By Enterprise North East

 

To you and I, it's a milk carton. To Richard Liddle, it's the base material for an exciting product that converts what we regard as waste and an ecological nightmare into a valuable resource. Then he sits on it.

Richard uses recyclable plastic products to make furniture - and his idea is really making people sit up and take notice. Now lecturing in 3D design at Northumberland College in Ashington, he has set up Cohda, an "innovation house" that creates design work out of the large percentage of domestic waste packaging that we throw in the bin and forget about.

Richard exhibited at last month's Launch 2006 design exhibition in the former Pilgrim Street Fire Station in Newcastle. He has since shown his furniture at the House & Garden Show in London and at an exhibition in Nottingham, all to terrific response.

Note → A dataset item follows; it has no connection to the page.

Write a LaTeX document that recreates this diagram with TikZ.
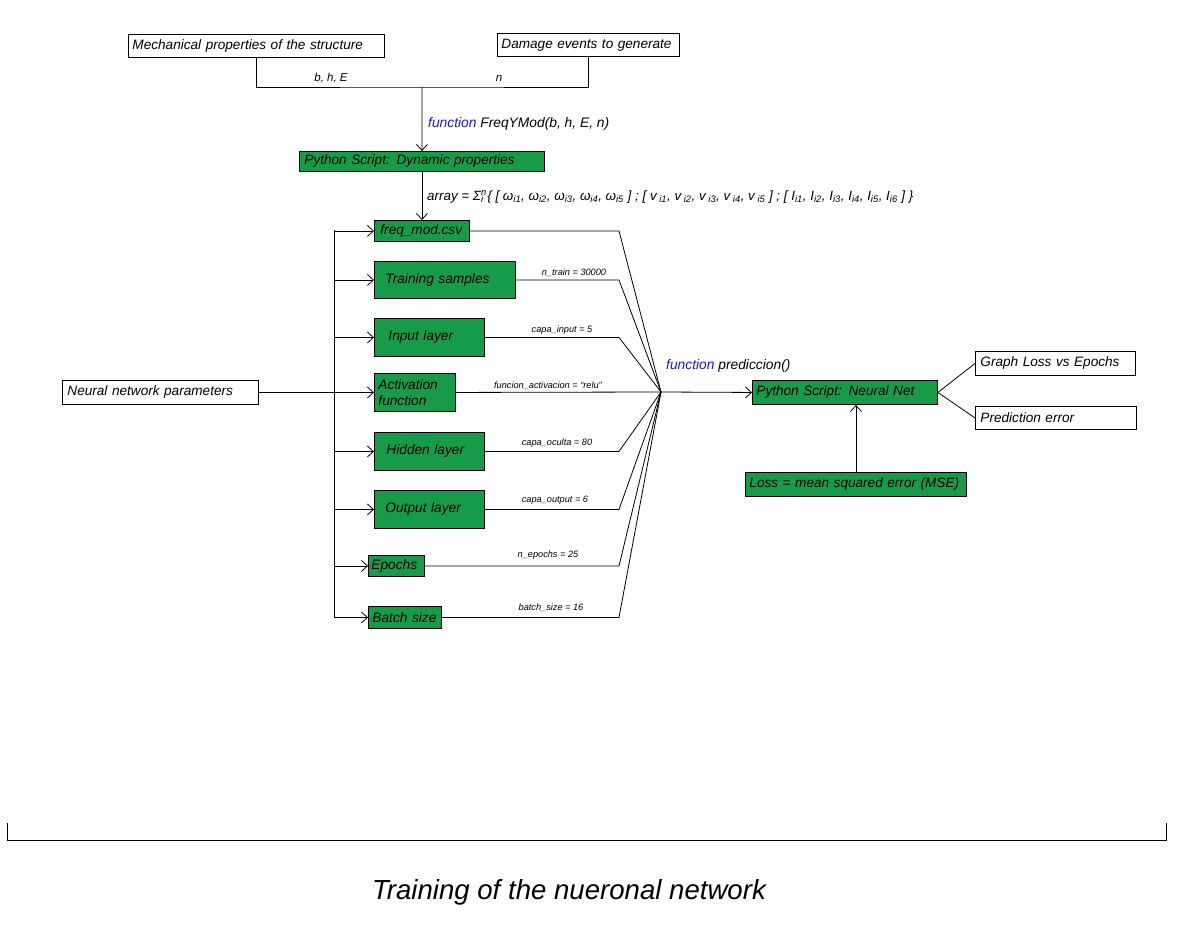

"It has created a lot of interest and a few stores are taking on the designs as well as individuals buying them," he says. "I did research on a two-year master of philosophy at the Royal College of Art in design production and the process of shredding and reforming plastic packaging - basically, everything you throw away, I'll turn it into a useable product, like the RD3 chair and URE table.

"It's quite exciting sitting on them. People are buying them as talking pieces for lounges, dining rooms and balconies - they cast lovely shadows. I'd like to build a brand around the furniture and will launch an online shop in about a month's time.

"I eventually want to take the production process on the road to the source of the waste - music festivals and schools, for example. We'll have all the machinery there and shred all the plastic cups and trays to make forms and give them back as useable products. I'm speaking to the Eden Project in Cornwall, which is obviously at the forefront of recycling, to generate designs from the plastics in their bins. It's even cutting out the recycling process."

Shredding and reforming at the moment takes place at a facility in West Auckland in County Durham.

Richard understands the wider global environmental problems and his process may be a drop in the ocean, but it may make schoolchildren think that bit harder about what happens to their discarded plastic.

He says: "The vast majority of plastic waste from the North-East goes to China to be processed, but the've got so much stockpiled, I'm told you can see it from space. It's a massive environmental problem.

"Designing products that are attractive is easy, but creating designs that surprise and excite by combining imagination with emerging technologies is what Cohda is all about."